On the provincial front, we are fighting now to protect our working conditions and students’ learning conditions, especially around the issues of class sizes and teacher workload. The Ontario Liberal government, headed by Kathleen Wynne and Education Minister Liz Sandals, is pressing for the removal of class size caps and a significant increase to teachers’ duty time. They also want to continue wage freezes imposed by legislation in 2012.
The school boards want to remove protections around teacher prep time and school hours, giving principals more authority to delegate tasks. The boards would also like to change the teacher performance appraisal process and conduct external assessments of students. This, of course, significantly undermines teacher professionalism.”
Deconstructing the report card issue, we can see all of the standard teacher bashing tactics at play. Teachers tried to take full strike action, but were ordered back by the labour board. So they have chosen a job action designed to minimally impact student learning and maximally impact the functioning of school boards. They have provided assessment of their students, but not in the format usually required.
In response, managers (principals) and senior managers and even some school trustees made the decision to simply not do the extra work and blame teachers for not producing the reports. This exposes the presumption that it is reasonable to ask teachers to do more and more work (every extra student in a class is hours of marking time), but not those at the top ends of the hierarchy. It also shows that some layers of management are all too happy to publicly blame teachers when they themselves are not willing to do the job. A remarkably similar thing happened last year during the BC teacher strike when teachers refused to mark provincial exams. The ministry took the written response questions out of the exam to save administrators having to do the marking, despite the fact that teachers were on full strike and administrators were sitting in empty schools.
In addition to showing how government and media use the blame the teacher narrative to distract us from the real issues at play, the report card spat also highlights a more subtle, but equally important feature of the global education reform movement being imposed by neoliberals everywhere.
Both in Ontario and previously in BC, when teachers refused to complete report cards they were careful to continue to provide genuine assessment of the progress of learning. As the Elementary Teachers Federation of Ontario stated, “teachers have fully assessed your child’s progress”.
In BC, when report cards were not issued, teachers invited parents to speak in person about their child’s progress and many sent home anecdotal remarks directly to the parents, but not in report card form. In Ontario, teachers have submitted progress reports to principals to review and provide to parents. The reality is that teachers are doing what most parents want and expect – a genuine and thoughtful reflection on how their child is doing in school. In my district in BC when we did not provide formal reports there was only a single parent complaint out of 19,000 students.
Yet the corporate education reformers balk at the idea of no formal report going home and into the database. It is not teaching and learning that is central, but the ranking and sorting function that data driven reporting provides. The function that report cards should provide is communication to parents about their child’s learning successes and struggles. But all too often they become first a training ground for children and parents to rate each other and later for employers and post secondary schools to accept or reject them. Like standardized tests, they become a tool to privilege the privileged and stream the rest back into the socio-economic category from where they came.

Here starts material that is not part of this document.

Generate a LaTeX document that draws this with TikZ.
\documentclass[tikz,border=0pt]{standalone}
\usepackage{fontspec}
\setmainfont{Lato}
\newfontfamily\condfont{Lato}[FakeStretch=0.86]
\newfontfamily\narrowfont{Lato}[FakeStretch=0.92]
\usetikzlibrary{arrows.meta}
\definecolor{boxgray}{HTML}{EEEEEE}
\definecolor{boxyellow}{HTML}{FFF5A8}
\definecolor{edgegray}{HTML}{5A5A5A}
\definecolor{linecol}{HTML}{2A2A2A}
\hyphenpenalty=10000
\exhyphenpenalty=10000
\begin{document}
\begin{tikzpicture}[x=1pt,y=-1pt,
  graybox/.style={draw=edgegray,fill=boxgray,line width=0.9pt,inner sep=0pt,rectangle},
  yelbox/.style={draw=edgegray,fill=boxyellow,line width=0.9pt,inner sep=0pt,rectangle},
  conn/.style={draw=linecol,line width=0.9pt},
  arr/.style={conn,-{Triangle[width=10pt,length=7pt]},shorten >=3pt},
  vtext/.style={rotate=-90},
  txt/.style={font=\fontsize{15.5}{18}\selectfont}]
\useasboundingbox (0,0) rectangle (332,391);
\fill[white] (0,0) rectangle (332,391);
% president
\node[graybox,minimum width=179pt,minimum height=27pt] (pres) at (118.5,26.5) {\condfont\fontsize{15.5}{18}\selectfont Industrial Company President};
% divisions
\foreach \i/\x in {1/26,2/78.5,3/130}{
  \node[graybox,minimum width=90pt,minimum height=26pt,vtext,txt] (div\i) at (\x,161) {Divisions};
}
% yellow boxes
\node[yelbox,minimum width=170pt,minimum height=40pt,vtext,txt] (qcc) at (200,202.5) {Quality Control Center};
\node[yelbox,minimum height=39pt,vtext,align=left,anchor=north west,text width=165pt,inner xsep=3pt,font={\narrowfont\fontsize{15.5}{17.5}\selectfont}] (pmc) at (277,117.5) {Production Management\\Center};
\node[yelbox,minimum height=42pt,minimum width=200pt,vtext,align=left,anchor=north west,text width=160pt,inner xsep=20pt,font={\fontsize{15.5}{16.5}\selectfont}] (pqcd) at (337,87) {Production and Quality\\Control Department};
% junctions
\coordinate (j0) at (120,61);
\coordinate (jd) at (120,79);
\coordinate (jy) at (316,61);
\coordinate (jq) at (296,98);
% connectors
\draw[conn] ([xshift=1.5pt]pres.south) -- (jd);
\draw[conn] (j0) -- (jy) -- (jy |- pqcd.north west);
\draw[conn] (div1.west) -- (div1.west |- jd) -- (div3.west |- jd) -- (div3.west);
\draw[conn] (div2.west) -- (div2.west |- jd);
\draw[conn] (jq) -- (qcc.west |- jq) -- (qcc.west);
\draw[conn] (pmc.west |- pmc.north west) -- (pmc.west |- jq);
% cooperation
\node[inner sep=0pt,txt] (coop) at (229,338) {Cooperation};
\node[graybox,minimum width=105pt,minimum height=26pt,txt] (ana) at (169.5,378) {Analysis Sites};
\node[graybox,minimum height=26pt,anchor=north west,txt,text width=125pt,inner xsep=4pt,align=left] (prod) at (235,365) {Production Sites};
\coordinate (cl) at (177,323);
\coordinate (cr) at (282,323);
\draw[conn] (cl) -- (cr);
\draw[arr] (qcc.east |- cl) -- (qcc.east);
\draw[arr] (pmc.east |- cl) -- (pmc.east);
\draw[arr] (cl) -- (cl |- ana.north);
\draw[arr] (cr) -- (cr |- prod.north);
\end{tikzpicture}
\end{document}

When it comes down to it, formal report cards don’t matter. What really matters are the teaching conditions in schools and the communication with parents to enable students to meet their potential. My favourite quote this week came from parent Erika Shaker, who put it like this, “when it comes to the delay or absence of this year’s report cards, I would like to make something clear. I. Couldn’t. Care. Less.”
I asked teacher and activist Gord Bambrick how parents and workers can show support to teachers and oppose the divisive message from the government. He said it clearly:
“It’s hard for parents and other concerned citizens to cut through the disinformation coming from the government and mainstream media. Teachers are usually characterized as selfish ‘hostage takers’ despite the fact that they are fighting to protect children’s learning conditions. I would encourage citizens to speak up against the austerity agenda whenever they get the chance – in the blogs, on social media, and with a letter to their trustees and MPs. They could also get out and show support at the many protest activities that will surely be coming this autumn.”

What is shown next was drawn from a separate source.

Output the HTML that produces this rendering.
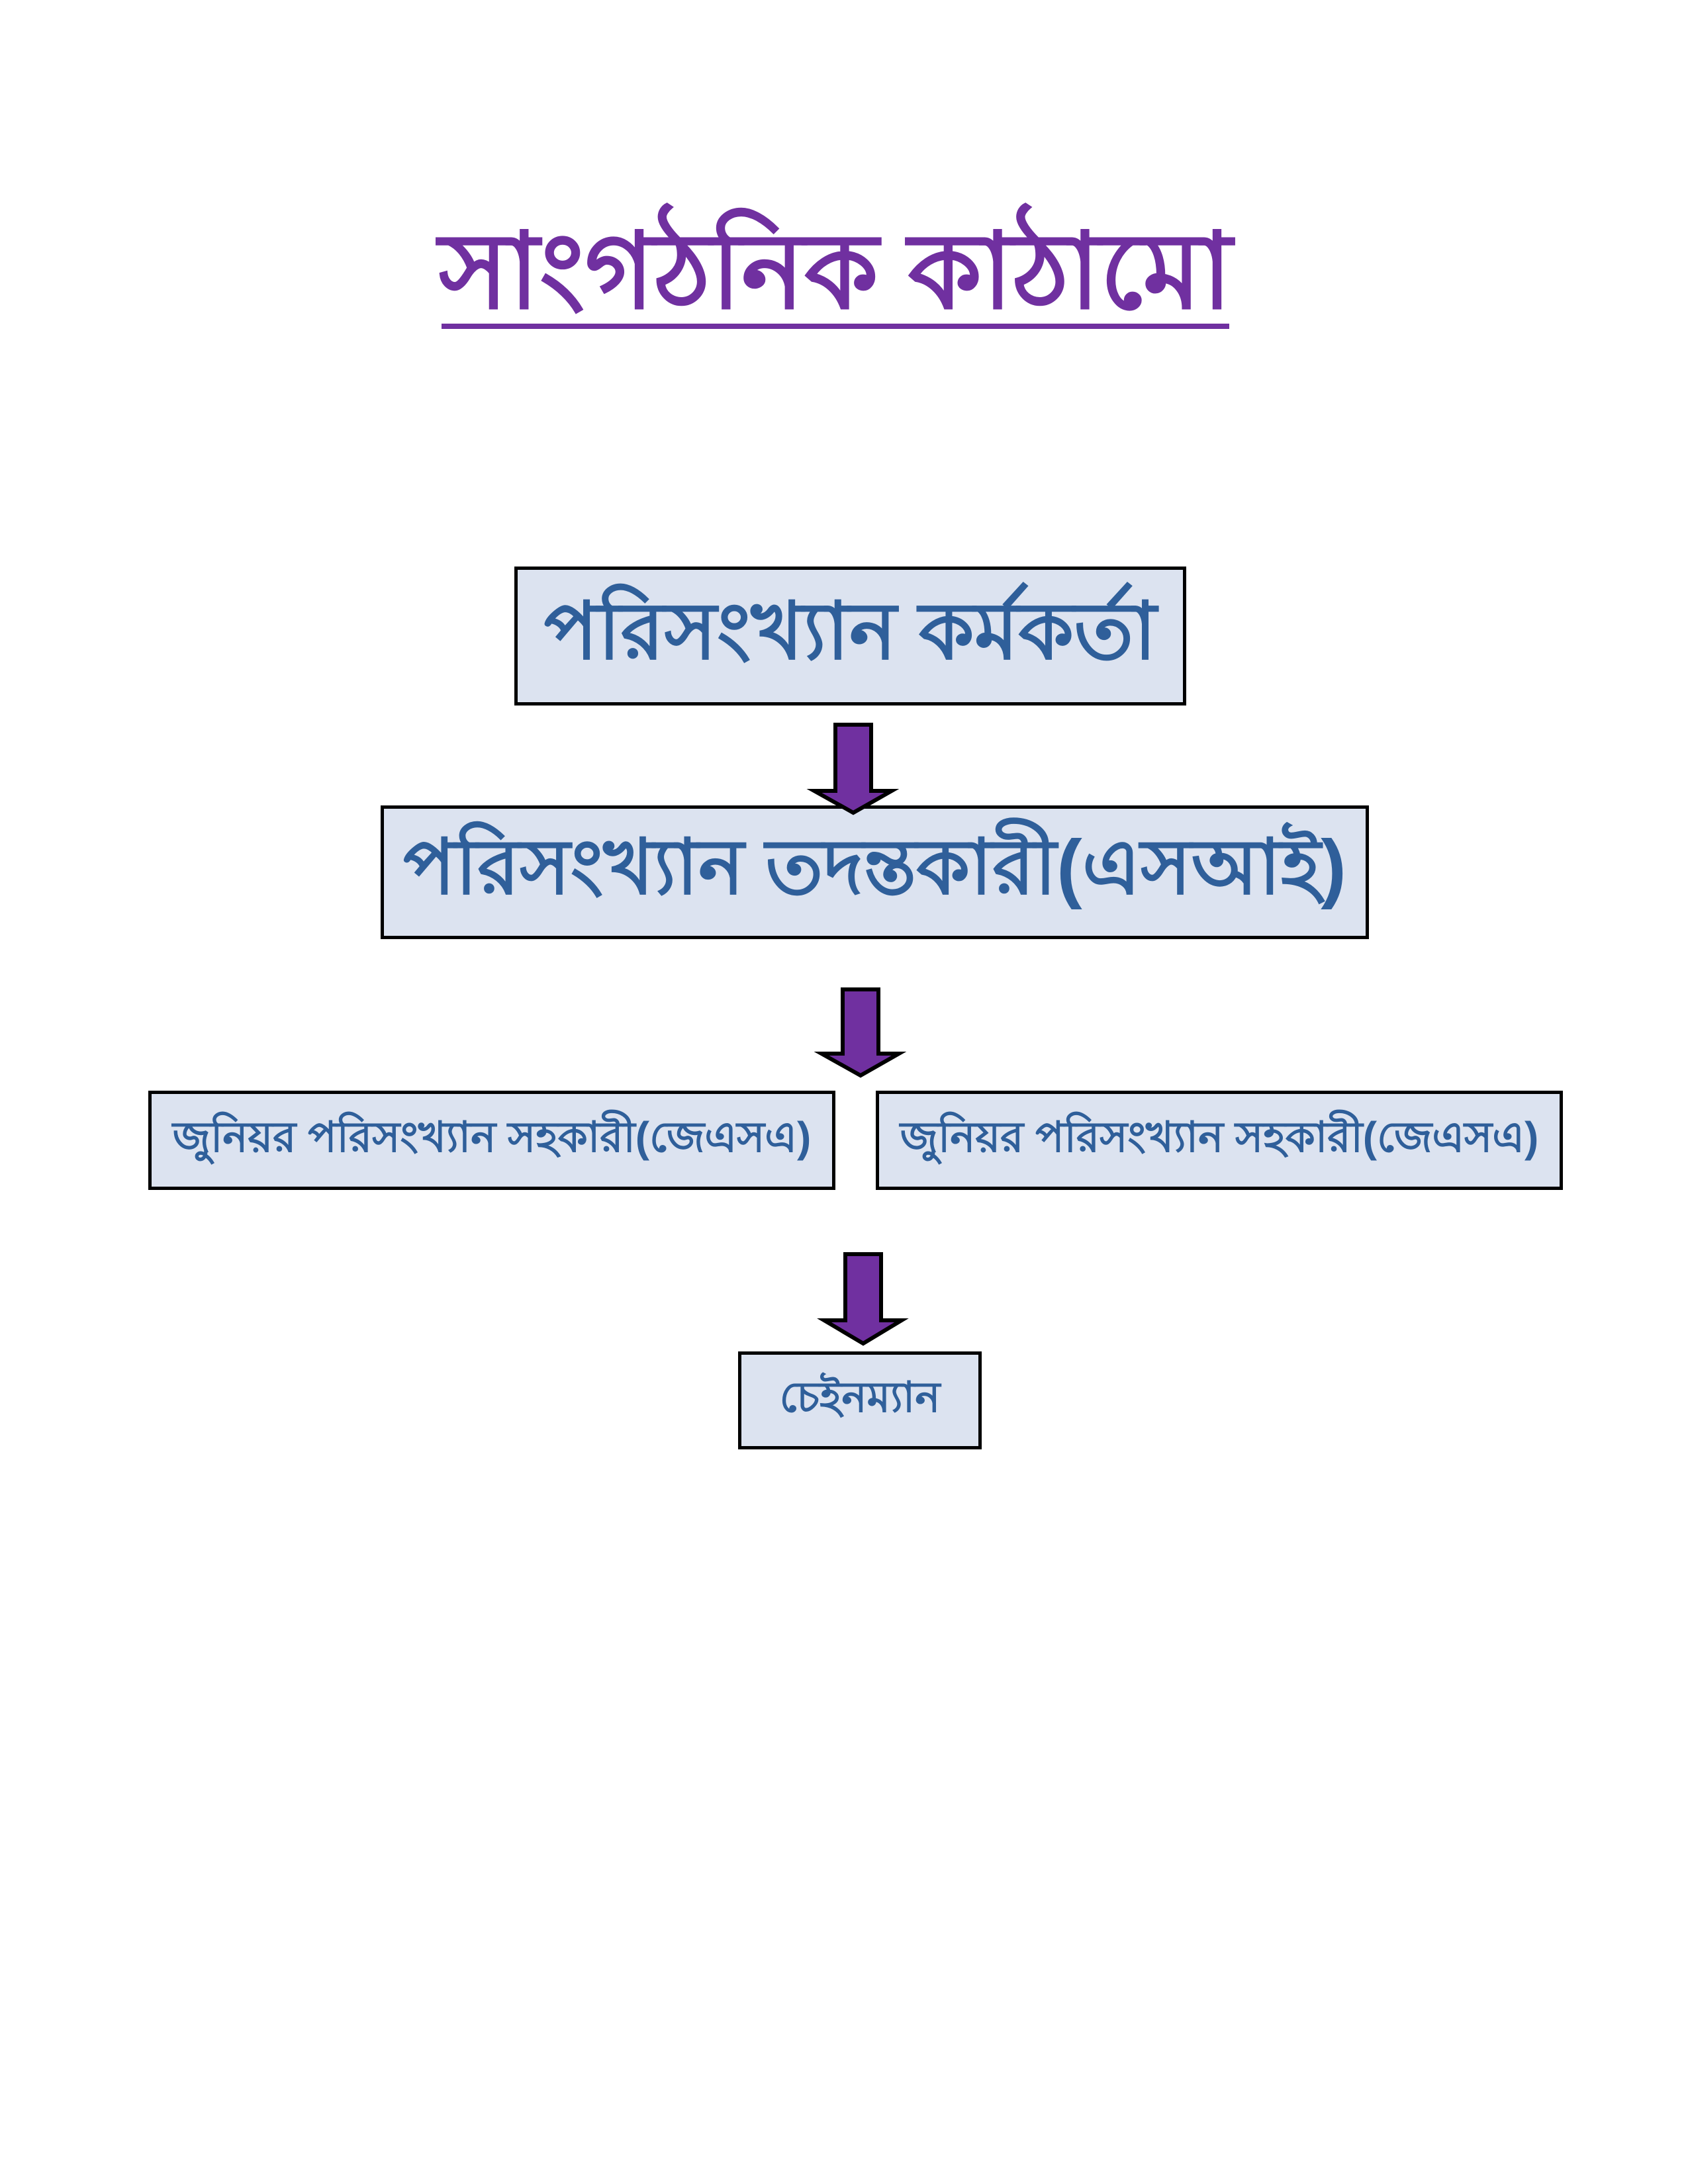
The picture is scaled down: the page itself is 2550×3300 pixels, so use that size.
<!DOCTYPE html>
<html><head><meta charset="utf-8"><style>
body{margin:0;width:2550px;height:3300px;background:#fff;position:relative;overflow:hidden;font-family:"Liberation Sans",sans-serif;}
.box{position:absolute;box-sizing:border-box;border:5px solid #000;background:#dce3f0;color:#2f5f9a;font-weight:bold;display:flex;align-items:center;justify-content:center;white-space:nowrap;}
#title{position:absolute;left:600px;top:330px;width:1324px;height:185px;color:#7030a0;font-weight:bold;font-size:160px;line-height:160px;text-align:center;white-space:nowrap;}
#ul{position:absolute;left:667px;top:489px;width:1190px;height:8px;background:#7030a0;}
svg{position:absolute;left:0;top:0;}
</style></head><body>
<div id="title">সাংগঠনিক কাঠামো</div>
<div id="ul"></div>
<div class="box" style="left:777px;top:856px;width:1015px;height:210px;font-size:120px;">পরিসংখ্যান কর্মকর্তা</div>
<div class="box" style="left:575px;top:1217px;width:1493px;height:202px;font-size:116px;">পরিসংখ্যান তদন্তকারী(এসআই)</div>
<div class="box" style="left:224px;top:1648px;width:1038px;height:150px;font-size:64px;">জুনিয়র পরিসংখ্যান সহকারী(জেএসএ)</div>
<div class="box" style="left:1323px;top:1648px;width:1038px;height:150px;font-size:64px;">জুনিয়র পরিসংখ্যান সহকারী(জেএসএ)</div>
<div class="box" style="left:1115px;top:2042px;width:368px;height:148px;font-size:64px;">চেইনম্যান</div>
<svg width="2550" height="3300">
<g fill="#7030a0" stroke="#000" stroke-width="6" stroke-linejoin="miter">
<polygon points="1262,1095 1316,1095 1316,1195 1347,1195 1289,1228 1230,1195 1262,1195"/>
<polygon points="1273,1495 1327,1495 1327,1592 1358,1592 1300,1625 1241,1592 1273,1592"/>
<polygon points="1277,1895 1331,1895 1331,1995 1362,1995 1304,2030 1245,1995 1277,1995"/>
</g>
</svg>
</body></html>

I have been saying from the very beginning, that if teaching was a predominantly male profession, the government would not be putting forth the demands they are now.

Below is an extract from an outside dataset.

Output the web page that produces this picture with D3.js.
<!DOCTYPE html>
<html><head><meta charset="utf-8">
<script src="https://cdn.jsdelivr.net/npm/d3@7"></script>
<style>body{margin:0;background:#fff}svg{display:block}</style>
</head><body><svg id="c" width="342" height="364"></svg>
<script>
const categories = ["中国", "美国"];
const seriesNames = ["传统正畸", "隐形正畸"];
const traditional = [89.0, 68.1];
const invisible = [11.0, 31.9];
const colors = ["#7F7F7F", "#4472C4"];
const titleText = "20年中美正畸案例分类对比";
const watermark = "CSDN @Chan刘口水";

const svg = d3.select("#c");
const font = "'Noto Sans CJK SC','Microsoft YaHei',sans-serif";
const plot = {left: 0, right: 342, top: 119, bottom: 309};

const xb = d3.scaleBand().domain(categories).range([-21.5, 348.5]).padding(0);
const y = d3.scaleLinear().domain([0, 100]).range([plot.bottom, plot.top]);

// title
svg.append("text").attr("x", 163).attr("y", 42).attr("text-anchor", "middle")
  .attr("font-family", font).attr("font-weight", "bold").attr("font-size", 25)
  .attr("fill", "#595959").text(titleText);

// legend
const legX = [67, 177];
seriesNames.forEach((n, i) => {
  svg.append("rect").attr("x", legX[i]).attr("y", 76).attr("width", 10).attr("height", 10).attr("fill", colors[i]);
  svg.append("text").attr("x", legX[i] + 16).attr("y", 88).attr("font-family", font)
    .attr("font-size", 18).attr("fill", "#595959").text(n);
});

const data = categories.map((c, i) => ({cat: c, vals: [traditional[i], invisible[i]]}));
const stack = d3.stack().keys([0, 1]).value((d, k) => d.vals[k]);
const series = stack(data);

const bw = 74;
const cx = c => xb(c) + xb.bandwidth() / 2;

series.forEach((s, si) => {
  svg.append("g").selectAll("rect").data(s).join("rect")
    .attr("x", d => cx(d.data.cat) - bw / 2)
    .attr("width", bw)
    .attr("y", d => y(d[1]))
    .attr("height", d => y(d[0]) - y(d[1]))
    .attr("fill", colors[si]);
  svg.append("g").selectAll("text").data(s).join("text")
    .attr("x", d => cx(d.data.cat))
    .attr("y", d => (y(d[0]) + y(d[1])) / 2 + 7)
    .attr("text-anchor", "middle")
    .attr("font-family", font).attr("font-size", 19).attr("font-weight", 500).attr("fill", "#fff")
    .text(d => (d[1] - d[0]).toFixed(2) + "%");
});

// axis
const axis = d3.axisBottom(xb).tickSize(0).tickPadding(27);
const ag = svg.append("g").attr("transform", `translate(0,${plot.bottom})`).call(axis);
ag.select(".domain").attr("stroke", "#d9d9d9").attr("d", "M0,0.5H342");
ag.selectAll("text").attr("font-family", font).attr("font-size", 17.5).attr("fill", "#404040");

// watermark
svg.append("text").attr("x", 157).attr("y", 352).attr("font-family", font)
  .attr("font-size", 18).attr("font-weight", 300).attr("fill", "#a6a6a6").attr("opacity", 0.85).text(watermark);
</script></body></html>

My thoughts exactly, Tracy!! Did you notice that when the police increased their budget this year, there wasn’t a peep from the public?
As much as it pains me to believe, I have to say you are probably not far off the mark. Historically, if teaching had not been predominantly women’s work (something they did just to fill the time until they were married), the derision reserved for teachers by some factions and the lack of status in general would not permeate the culture the way it does. If it had been seen from the beginning as “a man’s job”, it would be considered worthy of respect and all that that entails. I also believe this is why high school teachers have certain advantages over elementary teachers (more planning time etc) because they have proportionally more males in the profession, so from the start it was somehow seen as more “valid” work.
some boards are asking support staff to participate in part of the report card process. – be it stuffing envelopes, distributing etc…….threatening to hire outside agency employees – aka SCABS!! – solidarity in education is key at this time – support staff – the majority who are CUPE education workers 55000 strong – are in solidarity with ALL educators – for employers to use these strategies perhaps shows that OUR efforts are working??……regardless the above article poinnts out very well that the report cards ARE NOT what matters – it is the people -the environment- the support students receive from a TEAM of educators…too bad some school boards seem NOT to want to be part of this team
Thanks Melody…and thanks to CUPE workers for acting in solidarity…we also had amazing support from CUPE workers in schools during our five week strike. The next step is to actually coordinate our bargaining positions to ensure we are never seeking to replace one with another, as there has been a tendency for employers to try and drive a wedge between the different groups of workers in schools. Here, for example, they try to replace special education teachers with education assistants, and then sometimes we are not good at supporting each other to say that we need adequate numbers of both. I totally agree that schools require proper staffing of a variety of different positions to meet the very diverse needs of students.
As a parent, I have 4 problems with this perspective:
1. Every year since 1973 has seen increases to the provincial budget for education despite declining birth rates & less students and with decreasing outcomes in math & sciences in particular. It feels like we’re spending more and getting less.
2. I am fearful of teachers’ desire for autonomy in the classroom because it won’t be in the best interest of students, but the best interest of unions. I support my kids’ teachers, I don’t support the collective union message and tactics.
3. I do not want teachers playing a ‘key role in the transmission of social values to the next generation.” That’s a parent’s job and I am doing it enthusiastically. Teachers do the teaching, parents do the preaching.
4. I am troubled by the level of communication with parents to enable students to meet their potential – report cards are a huge piece of that communication when there is so little else (especially in high school). Parents have decisions to work through depending on what report cards say because we take our parenting seriously and we want our kids to be successful.